Entre truenos eléctricos y escalas imposibles, Yngwie Malmsteen desató su tormenta neoclásica en el Pabellón del Palacio, donde cada nota fue relámpago y cada solo, un conjuro de fuego y precisión.


Por Ricardo Gutiérrez



La noche del 28 de junio, el firmamento de la Ciudad de México fue convertido en escenario para el virtuosismo feroz de Yngwie Malmsteen, en una velada cargada de técnica y drama, celebrando su 40° aniversario como leyenda viviente del metal neoclásico. Desde las 9:00 p.m., los acordes eléctricos comenzaron a reverberar dentro del Pabellón Oeste, convocando a una legión ávida de velocidad, precisión y pasión.
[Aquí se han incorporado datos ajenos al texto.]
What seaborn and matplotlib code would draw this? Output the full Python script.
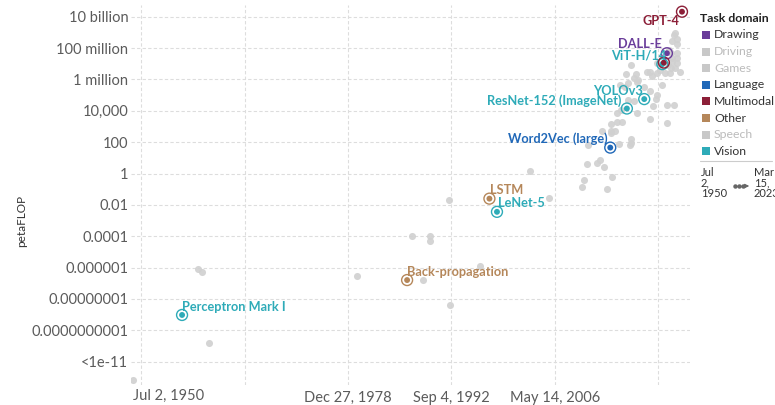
import numpy as np
import pandas as pd
import matplotlib.pyplot as plt
import seaborn as sns
from matplotlib.lines import Line2D
from matplotlib.patches import Rectangle, FancyArrowPatch

# ---- data ----
# background systems, drawn in grey (publication date as decimal year, petaFLOP)
other_year = [1950.5, 1959.1, 1959.6, 1960.6, 1980.2, 1987.4, 1988.9, 1989.8, 1989.8, 1992.3,
              1992.5, 1996.4, 2003.1, 2005.6, 2010.0, 2010.2, 2010.6, 2010.8, 2011.9, 2012.3,
              2012.9, 2012.6, 2013.3, 2013.8, 2013.8, 2013.8, 2013.9, 2014.3, 2014.6, 2014.6,
              2014.8, 2015.0, 2015.1, 2015.3, 2015.7, 2015.8, 2016.0, 2016.1, 2016.3, 2016.4,
              2016.4, 2016.5, 2016.8, 2016.8, 2017.1, 2017.2, 2017.3, 2017.4, 2018.2, 2018.5,
              2018.9, 2018.9, 2019.0, 2019.2, 2019.4, 2019.8, 2019.9, 2019.9, 2019.9, 2020.3,
              2020.6, 2021.0, 2021.2, 2021.2, 2021.4, 2021.5, 2021.6, 2021.7, 2021.8, 2021.9,
              2021.9, 2021.9, 2022.1, 2022.1, 2022.3, 2022.3, 2022.5, 2022.5, 2022.5, 2022.5,
              2022.6, 2022.9]
other_pflop = [6.3e-14, 7.8e-7, 5.5e-7, 1.5e-11, 2.8e-7, 1.0e-4, 1.6e-7, 1.0e-4, 5.1e-5, 2.1e-2,
               3.9e-9, 1.3e-6, 1.5, 2.9e-2, 0.14, 0.39, 4.1, 66, 4.5, 7.2,
               2.7, 540, 0.11, 380, 540, 1400, 0.58, 540, 1800, 6900,
               76, 4.4e5, 1.1e4, 1800, 3.2e5, 2.2e6, 4.9e4, 6.3e5, 66, 91,
               150, 8.3e6, 4.5e4, 1.2e6, 2.2e6, 6.9e5, 7600, 9.3e5, 3.2e5, 3.1e6,
               3000, 1.9e5, 3.2e6, 1.7e6, 2.0e4, 5.4e4, 1.0e5, 2.7e6, 1.2e7, 4.0e6,
               4.4e5, 2.5e6, 1700, 2.5e4, 7.9e6, 7.6e7, 2.5e6, 5.1e6, 4.7e7, 2.2e7,
               3.0e8, 1.3e7, 2.2e4, 6.8e8, 5.1e6, 8.7e8, 2.2e7, 1.8e8, 3.6e8, 1.2e7,
               5.1e7, 3.1e6]

# selected systems
sel_name = ["Perceptron Mark I", "Back-propagation", "LSTM", "LeNet-5", "Word2Vec (large)",
            "ResNet-152 (ImageNet)", "YOLOv3", "ViT-H/14", "DALL-E", "CLIP", "GPT-4"]
sel_year = [1957.0, 1986.8, 1997.7, 1998.7, 2013.7, 2015.9, 2018.2, 2020.6, 2021.2, 2020.8, 2023.2]
sel_pflop = [9.5e-10, 1.6e-7, 0.025, 3.6e-3, 45, 1.4e4, 5.6e4, 9.5e6, 4.7e7, 1.2e7, 2.1e10]
sel_domain = ["Vision", "Other", "Other", "Vision", "Language", "Vision", "Vision", "Vision",
              "Drawing", "Multimodal", "Multimodal"]
sel_labelled = [True, True, True, True, True, True, True, True, True, False, True]

domains = ["Drawing", "Driving", "Games", "Language", "Multimodal", "Other", "Speech", "Vision"]
domain_active = [True, False, False, True, True, True, False, True]

y_ticks = [1e10, 1e8, 1e6, 1e4, 1e2, 1, 1e-2, 1e-4, 1e-6, 1e-8, 1e-10, 1e-12]
y_labels = ["10 billion", "100 million", "1 million", "10,000", "100", "1", "0.01", "0.0001",
            "0.000001", "0.00000001", "0.0000000001", "<1e-11"]
x_tick_dates = ["1951-08-14", "1965-04-21", "1978-12-27", "1992-09-04", "2006-05-14", "2020-01-21"]
x_tick_labels = ["", "", "Dec 27, 1978", "Sep 4, 1992", "May 14, 2006", ""]

# ---- styling ----
palette = {"Drawing": "#6a3d9a", "Driving": "#c8c8c8", "Games": "#c8c8c8", "Language": "#2068b8",
           "Multimodal": "#8c1f38", "Other": "#b5875a", "Speech": "#c8c8c8", "Vision": "#2eabb8"}
label_offset = {  # pixels from the point to the text anchor
    "Perceptron Mark I": (0, 8, "left"), "Back-propagation": (0, 8, "left"),
    "LSTM": (1, 9, "left"), "LeNet-5": (1, 9, "left"),
    "Word2Vec (large)": (-3, 9, "right"), "ResNet-152 (ImageNet)": (-5, 8, "right"),
    "YOLOv3": (-1, 8, "right"), "ViT-H/14": (4, 9, "right"),
    "DALL-E": (-5, 9, "right"), "GPT-4": (-3, -9, "right"),
}
tick_color = "#5b5b5b"

sns.set_theme(style="white")
plt.rcParams["font.family"] = ["Lato", "DejaVu Sans"]

W, H = 775, 405
fig = plt.figure(figsize=(W / 100, H / 100), dpi=100)
ax_l, ax_r, ax_t, ax_b = 131, 690, 5, 385
ax = fig.add_axes([ax_l / W, 1 - ax_b / H, (ax_r - ax_l) / W, (ax_b - ax_t) / H])


def dec_year(d):
    t = pd.Timestamp(d)
    start = pd.Timestamp(year=t.year, month=1, day=1)
    return t.year + (t - start).days / 365.25


others = pd.DataFrame({"year": other_year, "pflop": other_pflop})
sel = pd.DataFrame({"name": sel_name, "year": sel_year, "pflop": sel_pflop,
                    "domain": sel_domain, "labelled": sel_labelled})

ax.set_yscale("log")
sns.scatterplot(data=others, x="year", y="pflop", color="#d0d0d0", s=26, linewidth=0,
                alpha=0.9, ax=ax, zorder=3)
sns.scatterplot(data=sel, x="year", y="pflop", hue="domain", palette=palette, s=18,
                linewidth=0, legend=False, ax=ax, zorder=5)
sns.scatterplot(data=sel, x="year", y="pflop", hue="domain", palette=palette, s=62,
                linewidth=1.0, legend=False, ax=ax, zorder=5)
# rings: keep only the outline
rings = ax.collections[-1]
rings.set_facecolor("none")
rings.set_edgecolor([palette[d] for d in sel_domain])

for _, r in sel.iterrows():
    if not r["labelled"]:
        continue
    dx, dy, ha = label_offset[r["name"]]
    ax.annotate(r["name"], (r["year"], r["pflop"]), xytext=(dx, dy), textcoords="offset pixels",
                ha=ha, va="center", fontsize=9.2, color=palette[r["domain"]],
                fontweight="bold", zorder=6)

# axes
ax.set_xlim(1950.24, 2024.26)
ax.set_ylim(10 ** -13.49, 10 ** 10.75)
ax.set_yticks(y_ticks)
ax.set_yticklabels(y_labels)
ax.minorticks_off()
ax.set_xticks([dec_year(d) for d in x_tick_dates])
ax.set_xticklabels(x_tick_labels)
ax.tick_params(axis="y", length=0, labelsize=10.5, labelcolor=tick_color, pad=2)
ax.tick_params(axis="x", length=0, labelsize=10.5, labelcolor=tick_color, pad=4)
ax.set_xlabel("")
ax.set_ylabel("")
for s in ax.spines.values():
    s.set_visible(False)
ax.grid(True, color="#dddddd", linestyle=(0, (3, 2)), linewidth=0.8)
ax.set_axisbelow(True)
ax.text(other_year[0], -0.011, "Jul 2, 1950", transform=ax.get_xaxis_transform(),
        ha="left", va="top", fontsize=10.5, color=tick_color)

fig.text(22 / W, 1 - 221 / H, "petaFLOP", rotation=90, ha="center", va="center",
         fontsize=8.5, color="#333333")

# legend
fig.text(700 / W, 1 - 18 / H, "Task domain", ha="left", va="center", fontsize=8.8,
         fontweight="bold", color="#222222")
for i, (d, act) in enumerate(zip(domains, domain_active)):
    yc = 35 + i * 16.6
    fig.add_artist(Rectangle((702 / W, 1 - (yc + 4) / H), 8 / W, 8 / H,
                             transform=fig.transFigure, color=palette[d], lw=0))
    fig.text(714 / W, 1 - yc / H, d, ha="left", va="center", fontsize=8.8,
             color="#333333" if act else "#bbbbbb")
fig.add_artist(Line2D([700 / W, 772 / W], [1 - 161 / H, 1 - 161 / H],
                      transform=fig.transFigure, color="#cccccc", lw=0.8))
fig.text(701 / W, 1 - 167 / H, "Jul\n2,\n1950", ha="left", va="top", fontsize=8,
         color="#333333", linespacing=0.95)
fig.text(754 / W, 1 - 167 / H, "Mar\n15,\n2023", ha="left", va="top", fontsize=8,
         color="#333333", linespacing=0.95)
fig.add_artist(Line2D([735 / W, 739 / W, 743 / W], [1 - 186 / H] * 3, transform=fig.transFigure,
                      marker="o", markersize=2.2, lw=0.8, color="#666666"))
fig.add_artist(FancyArrowPatch((743 / W, 1 - 186 / H), (752 / W, 1 - 186 / H),
                               transform=fig.transFigure, arrowstyle="-|>",
                               mutation_scale=6, color="#666666", lw=0.8))

fig.savefig("out.png", dpi=100)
Ante un recinto lleno hasta el último rincón, el sueco emergió envuelto en su icónica aura virtuosa, respaldado por un muro de amplificadores Marshall y su emblemática Fender Stratocaster. El público, compuesto por fanáticos y guitarristas ansiosos, se encontró con un despliegue imparable de shredding neoclásico: escalas imposibles, arpegios infinitos y solos que parecían desafiar la física.
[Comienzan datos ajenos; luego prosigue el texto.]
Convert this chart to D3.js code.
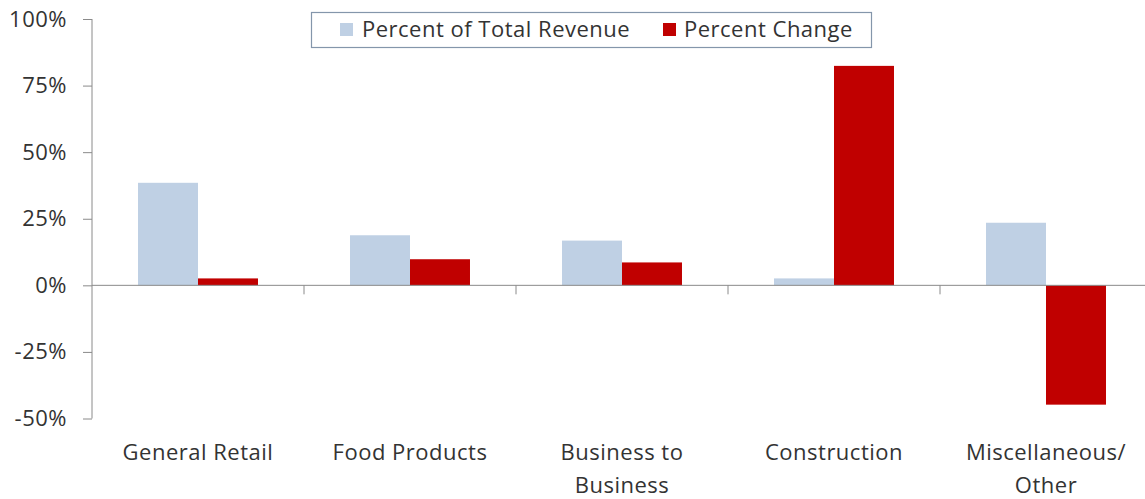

El repertorio no se limitó a repasar éxitos; lo desplegado fue un músculo creativo. En más de hora y media de concierto, resonaron composiciones como Rising Force, Far Beyond the Sun y fragmentos incendiarios de clásicos como Smoke on the Water, así como secciones de su última etapa, incluyendo temas de Parabellum con versiones que dedicó a rendir tributo a Paganini.




La energía de la audiencia fue in crescendo: desde los primeros compases, se hizo evidente la absoluta devoción hacia el sueco. Aplausos y vítores acompañaban cada nota, cada cambio vertiginoso. Aunque algunos temas fueron ofrecidos en versiones abreviadas, el circo técnico montado por la banda —incluyendo bajista, tecladista y batería impecables— mantuvo la tensión al máximo .
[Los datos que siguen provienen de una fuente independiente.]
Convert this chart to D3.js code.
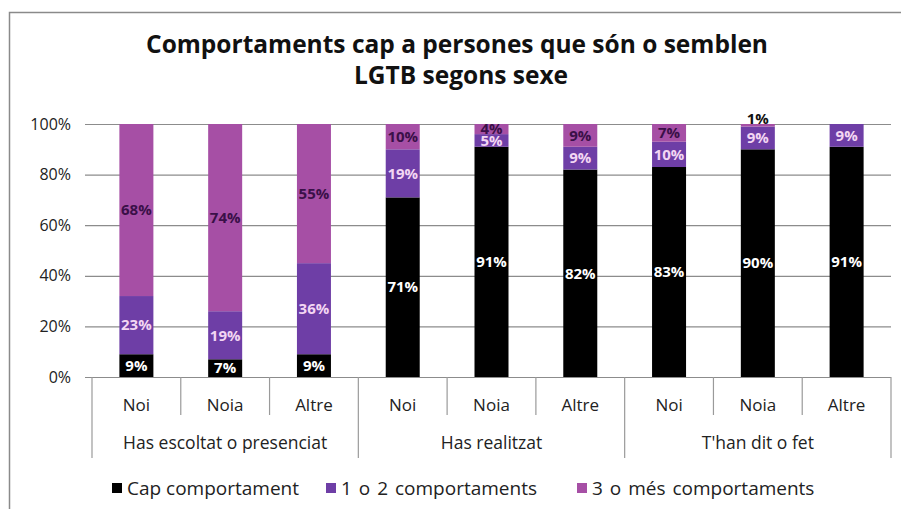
<!DOCTYPE html>
<html>
<head>
<meta charset="utf-8">
<script src="https://cdn.jsdelivr.net/npm/d3@7"></script>
<style>
  body { margin: 0; background: #fff; }
  svg { display: block; font-family: "Open Sans", sans-serif; }
</style>
</head>
<body>
<svg width="901" height="509"></svg>
<script>
// categories
var groups = ["Has escoltat o presenciat", "Has realitzat", "T'han dit o fet"];
var sexes = ["Noi", "Noia", "Altre"];
var seriesNames = ["Cap comportament", "1 o 2 comportaments", "3 o més comportaments"];

// series values (%), in order: group x sex
var capComportament = [9, 7, 9, 71, 91, 82, 83, 90, 91];
var unODosComportaments = [23, 19, 36, 19, 5, 9, 10, 9, 9];
var tresOMesComportaments = [68, 74, 55, 10, 4, 9, 7, 1, 0];

// tick labels
var yTicks = [0, 20, 40, 60, 80, 100];

var colors = ["#000000", "#6e3ea6", "#a64fa5"];
var labelColors = ["#ffffff", "#f3d6f3", "#3a1048"];

// Build rows for the stack
var rows = [];
groups.forEach(function(g, gi){
  sexes.forEach(function(s, si){
    var i = gi * sexes.length + si;
    var row = {group: g, sex: s};
    row[seriesNames[0]] = capComportament[i];
    row[seriesNames[1]] = unODosComportaments[i];
    row[seriesNames[2]] = tresOMesComportaments[i];
    rows.push(row);
  });
});

var svg = d3.select('svg');

// frame of the chart area
svg.append('path')
  .attr('d', 'M9.5,509 L9.5,12.5 L901,12.5')
  .attr('fill', 'none')
  .attr('stroke', '#8a8a8a')
  .attr('stroke-width', 1.5);

// title
svg.append('text')
  .attr('x', 457).attr('y', 53)
  .attr('text-anchor', 'middle')
  .style('font-size', '24.5px').style('font-weight', 'bold').style('fill', '#111')
  .text('Comportaments cap a persones que són o semblen');
svg.append('text')
  .attr('x', 461).attr('y', 84)
  .attr('text-anchor', 'middle')
  .style('font-size', '24.5px').style('font-weight', 'bold').style('fill', '#111')
  .text('LGTB segons sexe');

var plotLeft = 92, plotRight = 891, plotTop = 124, plotBottom = 377;

var x0 = d3.scaleBand().domain(groups).range([plotLeft, plotRight]);
var x1 = d3.scaleBand().domain(sexes).range([0, x0.bandwidth()])
  .paddingInner(0.617).paddingOuter(0.617 / 2);
var y = d3.scaleLinear().domain([0, 100]).range([plotBottom, plotTop]);

// gridlines
var gy = svg.append('g')
  .attr('transform', 'translate(' + plotRight + ',0)')
  .call(d3.axisLeft(y).tickValues(yTicks).tickSize(plotRight - plotLeft + 7).tickFormat(''));
gy.select('.domain').remove();
gy.selectAll('line').attr('stroke', '#8c8c8c').attr('stroke-width', 1.2);

// y tick labels
svg.append('g').selectAll('text')
  .data(yTicks)
  .enter()
  .append('text')
    .attr('x', 71).attr('y', function(t){ return y(t); })
    .attr('dy', '0.35em')
    .attr('text-anchor', 'end')
    .style('font-size', '16px').style('fill', '#222')
    .text(function(t){ return t + '%'; });

// stacked bars
var stack = d3.stack().keys(seriesNames);
var layers = stack(rows);

layers.forEach(function(layer, li){
  svg.append('g').selectAll('rect')
    .data(layer)
    .enter()
    .append('rect')
      .attr('x', function(d){ return x0(d.data.group) + x1(d.data.sex); })
      .attr('width', x1.bandwidth())
      .attr('y', function(d){ return y(d[1]); })
      .attr('height', function(d){ return y(d[0]) - y(d[1]); })
      .style('fill', colors[li]);
});

// data labels
layers.forEach(function(layer, li){
  svg.append('g').selectAll('text')
    .data(layer.filter(function(d){ return d[1] - d[0] > 0; }))
    .enter()
    .append('text')
      .attr('x', function(d){ return x0(d.data.group) + x1(d.data.sex) + x1.bandwidth() / 2; })
      .attr('y', function(d){
        var v = d[1] - d[0];
        if (v < 2) return y(d[1]) - 5;
        return y((d[0] + d[1]) / 2);
      })
      .attr('dy', '0.35em')
      .attr('text-anchor', 'middle')
      .style('font-size', '15px').style('font-weight', 'bold')
      .style('fill', function(d){ return (d[1] - d[0]) < 2 ? '#111' : labelColors[li]; })
      .text(function(d){ return (d[1] - d[0]) + '%'; });
});

// category axis: separators and labels
var sep = svg.append('g').attr('stroke', '#9a9a9a').attr('stroke-width', 1.2);
groups.forEach(function(g, gi){
  sexes.forEach(function(s, si){
    var xs = x0(g) + si * x1.step();
    sep.append('line')
      .attr('x1', xs).attr('x2', xs)
      .attr('y1', plotBottom).attr('y2', si === 0 ? 458 : 415);
    svg.append('text')
      .attr('x', x0(g) + x1(s) + x1.bandwidth() / 2)
      .attr('y', 411)
      .attr('text-anchor', 'middle')
      .style('font-size', '17px').style('fill', '#222')
      .text(s);
  });
  svg.append('text')
    .attr('x', x0(g) + x0.bandwidth() / 2)
    .attr('y', 449)
    .attr('text-anchor', 'middle')
    .style('font-size', '17.5px').style('fill', '#222')
    .text(g);
});
sep.append('line')
  .attr('x1', plotRight).attr('x2', plotRight)
  .attr('y1', plotBottom).attr('y2', 458);

// legend
var legendX = [112, 326, 577];
seriesNames.forEach(function(name, i){
  var lg = svg.append('g').attr('transform', 'translate(' + legendX[i] + ',488)');
  lg.append('rect')
    .attr('x', 0).attr('y', -5).attr('width', 10).attr('height', 10)
    .style('fill', colors[i]);
  lg.append('text')
    .attr('x', 15).attr('y', 0).attr('dy', '0.35em')
    .style('font-size', '19px').style('fill', '#222')
    .style('word-spacing', i === 0 ? '0px' : '2px')
    .text(name);
});
</script>
</body>
</html>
A las 11:00 p.m., tras un último solo instrumental que explotó en octavas imposibles, Malmsteen agradeció con humildad su presencia en México. Giró la cabeza hacia sus músicos, bajó ligeramente la mirada y cerró con un gesto casi religioso, despidiéndose junto a un rugido de aplausos y bravos.



Al apagarse las luces, el Pabellón quedó envuelto en éxtasis: para muchos, fue un reencuentro con el arte de la guitarra en su forma más virtuosa y visceral. Aquella noche, Malmsteen no solo celebró cuatro décadas sobre los escenarios: reafirmó, una vez más, por qué su nombre sigue siendo sinónimo de velocidad, técnica y alma neoclásica.

Una noche para la historia del metal en México, en la que un maestro de las seis cuerdas volvió a encender la llama del neoclásico.